DIRECTIONS> Return the material word for word. Do not include the pictures.

COLLECTED MATERIAL>
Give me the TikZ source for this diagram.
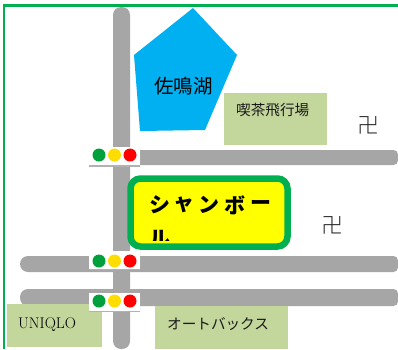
\documentclass[tikz,border=0pt]{standalone}
\usepackage{fontspec}
\newfontfamily\cjk{Noto Sans CJK JP}
\newfontfamily\cjkb{Noto Sans CJK JP Black}
\newfontfamily\cjkl{Noto Sans CJK JP Light}
\definecolor{road}{HTML}{A6A6A6}
\definecolor{frame}{HTML}{00B050}
\definecolor{lake}{HTML}{00B0F0}
\definecolor{place}{HTML}{C3D69B}
\definecolor{lgreen}{HTML}{00A03C}
\definecolor{lyellow}{HTML}{FFDD00}
\definecolor{shop}{HTML}{FFFF00}
\tikzset{
 placebox/.style={fill=place,draw=none,anchor=north west,inner sep=0pt},
 lightbox/.style={fill=white,draw=none,minimum width=51pt,minimum height=19pt,inner sep=0pt,
   path picture={\draw[black!30,line width=1.4pt] (path picture bounding box.south west) -- (path picture bounding box.south east);\draw[black!25,line width=0.8pt] (path picture bounding box.south east) -- (path picture bounding box.north east);}},
 bulb/.style={circle,minimum size=13pt,inner sep=0pt,draw=none},
 lbl/.style={inner sep=0pt,font=\cjk\fontsize{14.6}{14.6}\selectfont,text=black!90},
 temple/.style={inner sep=0pt,font=\cjkl\fontsize{22}{22}\selectfont,text=black!85}
}
\begin{document}
\begin{tikzpicture}[x=1pt,y=-1pt]
\useasboundingbox (0,0) rectangle (398,349);
\fill[white] (0,0) rectangle (398,349);
\draw[frame,line width=2.2pt] (4,349) -- (4,5.5) -- (398,5.5);
% roads
\fill[road,rounded corners=8pt] (113,7) rectangle (130,349);
\fill[road,rounded corners=4.5pt] (125,150) rectangle (398,165);
\fill[road] (20,256) [rounded corners=8pt] -- (20,272) [rounded corners=4.5pt] -- (398,272) -- (398,256) [rounded corners=8pt] -- cycle;
\fill[road] (20,289) [rounded corners=8pt] -- (20,306) [rounded corners=4.5pt] -- (398,306) -- (398,289) [rounded corners=8pt] -- cycle;
% lake
\fill[lake] (193,8) -- (237,55) -- (205,130) -- (140,131) -- (134,55) -- cycle;
\node[inner sep=0pt,font=\cjk\fontsize{19.5}{19.5}\selectfont] (lakelabel) at (183.5,86) {佐鳴湖};
% places
\node[placebox,minimum width=103pt,minimum height=52pt] (cafe) at (224,93) {};
\node[lbl,anchor=west] (cafelabel) at (236,110) {喫茶飛行場};
\node[placebox,minimum width=95pt,minimum height=43pt] (uniqlo) at (7,304) {};
\node[inner sep=0pt,anchor=west,font=\fontsize{15.5}{15.5}\selectfont,text=black] (uniqlolabel) at (18,324.5) {UNIQLO};
\node[placebox,minimum width=133pt,minimum height=43pt] (autobacs) at (155,306) {};
\node[lbl,anchor=west] (autolabel) at (167,324) {オートバックス};
% shop
\draw[frame,line width=6.5pt,fill=shop,rounded corners=10pt] (130.5,178.5) rectangle (287.5,246.5);
\begin{scope}
\clip (134,182) rectangle (284,240);
\foreach \t/\x in {シ/160,ャ/184,ン/209,ボ/235,ー/261}{
 \node[inner sep=0pt,font=\cjkb\fontsize{21}{21}\selectfont] at (\x,205) {\t};
}
\node[inner sep=0pt,font=\cjkb\fontsize{21}{21}\selectfont] (shoplabel) at (160,238.8) {ル};
\end{scope}
% traffic lights
\foreach \n/\y/\b in {a/156.5/155,b/260/261,c/302/301}{
 \node[lightbox] (light\n) at (114.5,\y) {};
 \node[bulb,fill=lgreen] (g\n) at (99,\b) {};
 \node[bulb,fill=lyellow] (y\n) at (114.5,\b) {};
 \node[bulb,fill=red] (r\n) at (130,\b) {};
}
% temple marks
\node[temple] (m1) at (368.5,125.5) {卍};
\node[temple] (m2) at (332.5,225.5) {卍};
\end{tikzpicture}
\end{document}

OUTPUT>
Give me the TikZ source for this diagram.
\documentclass[tikz,border=0pt]{standalone}
\usepackage{fontspec}
\newfontfamily\cjk{Noto Sans CJK JP}
\newfontfamily\cjkb{Noto Sans CJK JP Black}
\newfontfamily\cjkl{Noto Sans CJK JP Light}
\definecolor{road}{HTML}{A6A6A6}
\definecolor{frame}{HTML}{00B050}
\definecolor{lake}{HTML}{00B0F0}
\definecolor{place}{HTML}{C3D69B}
\definecolor{lgreen}{HTML}{00A03C}
\definecolor{lyellow}{HTML}{FFDD00}
\definecolor{shop}{HTML}{FFFF00}
\tikzset{
 placebox/.style={fill=place,draw=none,anchor=north west,inner sep=0pt},
 lightbox/.style={fill=white,draw=none,minimum width=51pt,minimum height=19pt,inner sep=0pt,
   path picture={\draw[black!30,line width=1.4pt] (path picture bounding box.south west) -- (path picture bounding box.south east);\draw[black!25,line width=0.8pt] (path picture bounding box.south east) -- (path picture bounding box.north east);}},
 bulb/.style={circle,minimum size=13pt,inner sep=0pt,draw=none},
 lbl/.style={inner sep=0pt,font=\cjk\fontsize{14.6}{14.6}\selectfont,text=black!90},
 temple/.style={inner sep=0pt,font=\cjkl\fontsize{22}{22}\selectfont,text=black!85}
}
\begin{document}
\begin{tikzpicture}[x=1pt,y=-1pt]
\useasboundingbox (0,0) rectangle (398,349);
\fill[white] (0,0) rectangle (398,349);
\draw[frame,line width=2.2pt] (4,349) -- (4,5.5) -- (398,5.5);
% roads
\fill[road,rounded corners=8pt] (113,7) rectangle (130,349);
\fill[road,rounded corners=4.5pt] (125,150) rectangle (398,165);
\fill[road] (20,256) [rounded corners=8pt] -- (20,272) [rounded corners=4.5pt] -- (398,272) -- (398,256) [rounded corners=8pt] -- cycle;
\fill[road] (20,289) [rounded corners=8pt] -- (20,306) [rounded corners=4.5pt] -- (398,306) -- (398,289) [rounded corners=8pt] -- cycle;
% lake
\fill[lake] (193,8) -- (237,55) -- (205,130) -- (140,131) -- (134,55) -- cycle;
\node[inner sep=0pt,font=\cjk\fontsize{19.5}{19.5}\selectfont] (lakelabel) at (183.5,86) {佐鳴湖};
% places
\node[placebox,minimum width=103pt,minimum height=52pt] (cafe) at (224,93) {};
\node[lbl,anchor=west] (cafelabel) at (236,110) {喫茶飛行場};
\node[placebox,minimum width=95pt,minimum height=43pt] (uniqlo) at (7,304) {};
\node[inner sep=0pt,anchor=west,font=\fontsize{15.5}{15.5}\selectfont,text=black] (uniqlolabel) at (18,324.5) {UNIQLO};
\node[placebox,minimum width=133pt,minimum height=43pt] (autobacs) at (155,306) {};
\node[lbl,anchor=west] (autolabel) at (167,324) {オートバックス};
% shop
\draw[frame,line width=6.5pt,fill=shop,rounded corners=10pt] (130.5,178.5) rectangle (287.5,246.5);
\begin{scope}
\clip (134,182) rectangle (284,240);
\foreach \t/\x in {シ/160,ャ/184,ン/209,ボ/235,ー/261}{
 \node[inner sep=0pt,font=\cjkb\fontsize{21}{21}\selectfont] at (\x,205) {\t};
}
\node[inner sep=0pt,font=\cjkb\fontsize{21}{21}\selectfont] (shoplabel) at (160,238.8) {ル};
\end{scope}
% traffic lights
\foreach \n/\y/\b in {a/156.5/155,b/260/261,c/302/301}{
 \node[lightbox] (light\n) at (114.5,\y) {};
 \node[bulb,fill=lgreen] (g\n) at (99,\b) {};
 \node[bulb,fill=lyellow] (y\n) at (114.5,\b) {};
 \node[bulb,fill=red] (r\n) at (130,\b) {};
}
% temple marks
\node[temple] (m1) at (368.5,125.5) {卍};
\node[temple] (m2) at (332.5,225.5) {卍};
\end{tikzpicture}
\end{document}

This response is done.